Europe Reports on Progress of eSubmission Initiative
Rob de Haan, deputy director at MEB, spoke about the status of eCTD at MEB, and also presented a variety of EU statistics, many of them updates from the eCTD Implementation Survey Report published in December of 2008.
MEB now has a full e-working environment (although they make almost no use of their eCTD viewer, for reasons Rob didn’t go into). eSubmissions (eCTD and NeeS) for human medicines are mandatory. Case managers and assessors have secured access to electronic files in a central repository, and thus can work remotely (through Citrix) without downloading files. Veterinary submissions are still on paper. eSubmissions are via CD or DVD now as MEB does not yet have an electronic gateway.
Europe is making slow progress toward the goal of all agencies accepting eSubmissions without paper by the end of 2009. Currently 15 out of 32 agencies are ready (up from 13 six months earlier).
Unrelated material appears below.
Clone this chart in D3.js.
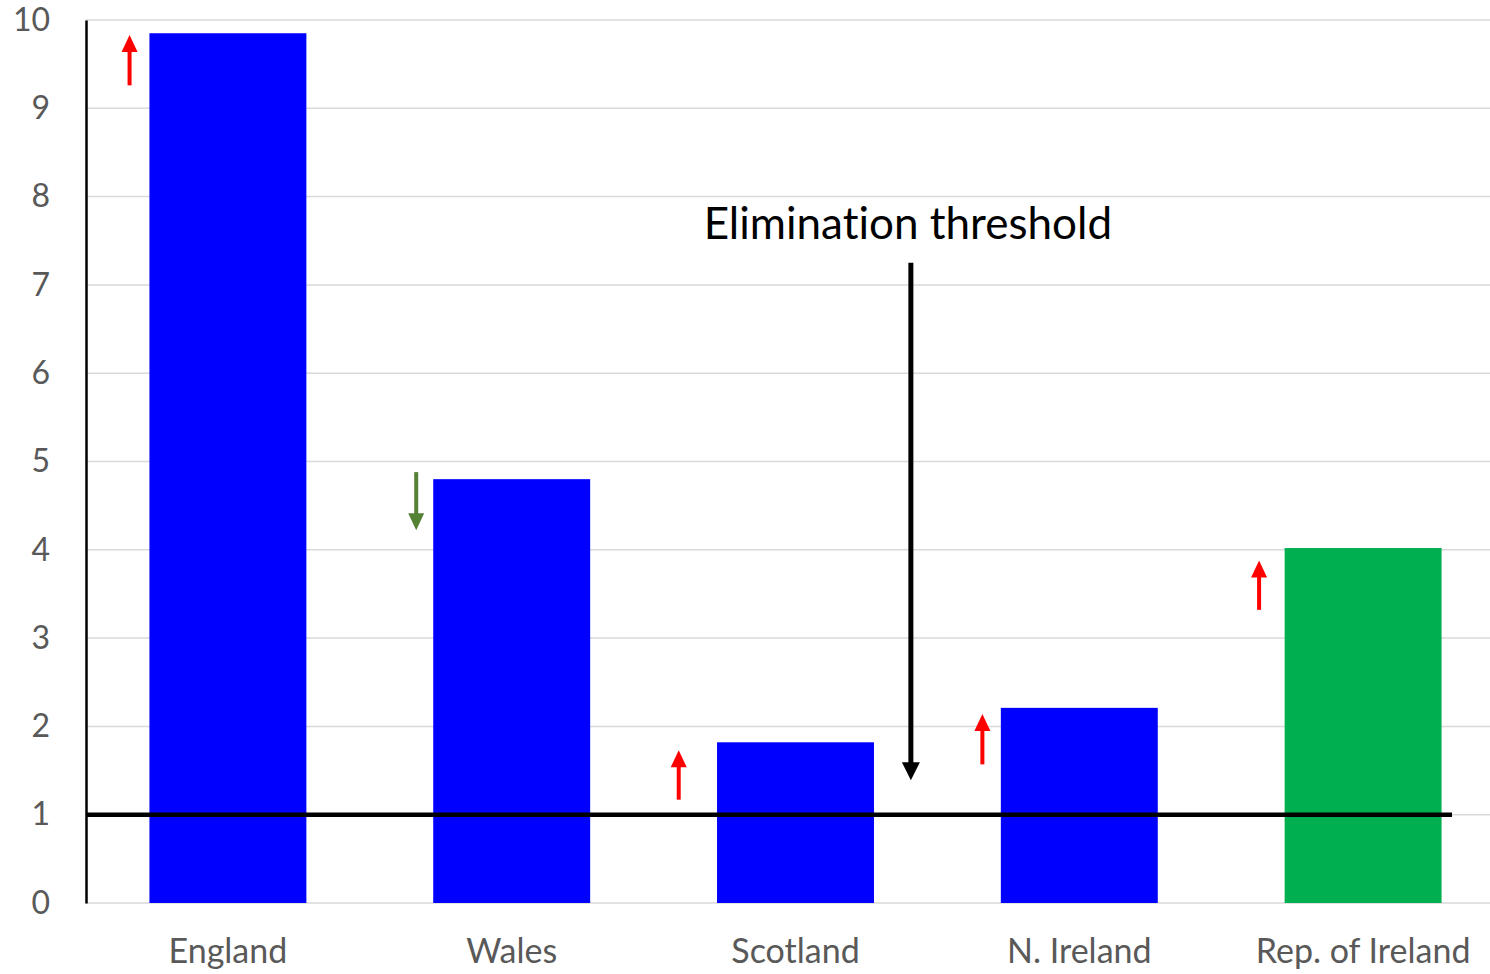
<!DOCTYPE html>
<html>
<head>
<meta charset="utf-8">
<script src="https://cdn.jsdelivr.net/npm/d3@7"></script>
<style>
  html, body { margin: 0; padding: 0; background: #fff; }
  svg { display: block; }
  text { font-variant-ligatures: none; }
</style>
</head>
<body>
<svg width="1490" height="974"></svg>
<script>
// chart data
var countries = ['England', 'Wales', 'Scotland', 'N. Ireland', 'Rep. of Ireland'];
var values = [9.85, 4.8, 1.82, 2.21, 4.02];
var barColors = ['#0000ff', '#0000ff', '#0000ff', '#0000ff', '#00b050'];
var yTicks = [0, 1, 2, 3, 4, 5, 6, 7, 8, 9, 10];
var threshold = 1;

// trend arrows next to each bar: start value -> end value
var trendFrom = [9.26, 4.88, 1.17, 1.57, 3.32];
var trendTo = [9.83, 4.22, 1.73, 2.14, 3.88];
var trendShift = [-0.07, -0.06, -0.135, -0.065, -0.09]; // fraction of band step, left of bar
var trendColors = ['#ff0000', '#548235', '#ff0000', '#ff0000', '#ff0000'];

var note = 'Elimination threshold';
var noteFrom = 7.25, noteTo = 1.39;

var svg = d3.select('svg');
var plotLeft = 86, plotTop = 20, plotBottom = 903;

var x = d3.scaleBand().domain(countries).range([plotLeft, 1505]).paddingInner(0.447).paddingOuter(0.2235);
var y = d3.scaleLinear().domain([0, 10]).range([plotBottom, plotTop]);

// gridlines
svg.append('g').selectAll('line').data(yTicks).join('line')
  .attr('x1', plotLeft).attr('x2', 1490)
  .attr('y1', d => y(d)).attr('y2', d => y(d))
  .attr('stroke', '#d9d9d9').attr('stroke-width', 1.5);

// y axis
var yAxis = svg.append('g').attr('transform', 'translate(' + plotLeft + ',0)')
  .call(d3.axisLeft(y).tickValues(yTicks).tickSize(0).tickPadding(36));
yAxis.select('.domain').attr('stroke', '#000').attr('stroke-width', 2.5);
yAxis.selectAll('text').attr('fill', '#595959')
  .style('font-family', 'Lato, "Open Sans", sans-serif').style('font-size', '32px');

// bars
svg.append('g').selectAll('rect').data(countries).join('rect')
  .attr('x', d => x(d)).attr('width', x.bandwidth())
  .attr('y', (d, i) => y(values[i])).attr('height', (d, i) => y(0) - y(values[i]))
  .attr('fill', (d, i) => barColors[i]);

// x axis labels
var xAxis = svg.append('g').attr('transform', 'translate(0,' + plotBottom + ')')
  .call(d3.axisBottom(x).tickSize(0).tickPadding(36));
xAxis.select('.domain').remove();
xAxis.selectAll('text').attr('fill', '#595959')
  .style('font-family', 'Lato, "Open Sans", sans-serif').style('font-size', '34px');

// threshold line
svg.append('line')
  .attr('x1', plotLeft).attr('x2', 1452)
  .attr('y1', y(threshold)).attr('y2', y(threshold))
  .attr('stroke', '#000').attr('stroke-width', 4.5);

// arrow helper
function arrow(g, xp, y0, y1, color, shaft, headW, headL) {
  var dir = y1 < y0 ? 1 : -1;
  g.append('line').attr('x1', xp).attr('x2', xp)
    .attr('y1', y0).attr('y2', y1 + dir * headL * 0.9)
    .attr('stroke', color).attr('stroke-width', shaft);
  g.append('path')
    .attr('d', 'M' + (xp - headW / 2) + ',' + (y1 + dir * headL) + 'L' + xp + ',' + y1 + 'L' + (xp + headW / 2) + ',' + (y1 + dir * headL) + 'Z')
    .attr('fill', color);
}

var step = x.step();
var trends = svg.append('g');
countries.forEach(function (c, i) {
  arrow(trends, x(c) + trendShift[i] * step, y(trendFrom[i]), y(trendTo[i]), trendColors[i], 4, 16, 17);
});

// annotation
var noteX = x('Scotland') + x.bandwidth() + 0.13 * step;
arrow(svg.append('g'), noteX, y(noteFrom), y(noteTo), '#000', 5, 18, 18);
svg.append('text')
  .attr('x', noteX - 3).attr('y', y(7.52))
  .attr('text-anchor', 'middle')
  .attr('fill', '#000')
  .style('font-family', 'Lato, "Open Sans", sans-serif').style('font-size', '44px')
  .text(note);
</script>
</body>
</html>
Agencies report receiving 54% of all submissions electronically in Q3/Q4 2008, out of a total of 203,941 submissions.
When broken down by submission type, the total percentage by format was as follows:
- 6% eCTD (up from 3% in Q1/Q2)
- 58% NeeS (down from 62% in Q1/Q2)
- 31% Other (down from 33% in Q1/Q2)
At this point, DCP/MRP are about 54% electronic, NP about 50% electronic, and CP almost 100% (see my previous post for EMEA experience).
Rob’s observation is that NeeS will eventually disappear and no longer be accepted by the individual HAs. This won’t happen right away but validation will continue to get tougher, with HAs adding more rules and moving to zero tolerance.
Most agencies really want to move to eCTD, but obstacles remain such as pushback from the sponsors (who sometimes say that NeeS is easier than eCTD). In addition, some regulators don’t want to have to train reviewers and install review tools. Finally, of course, some countries don’t have a legal basis at this time for accepting electronic documents as official or archival copies in lieu of paper, and there is only so much the HAs can do to push legislation.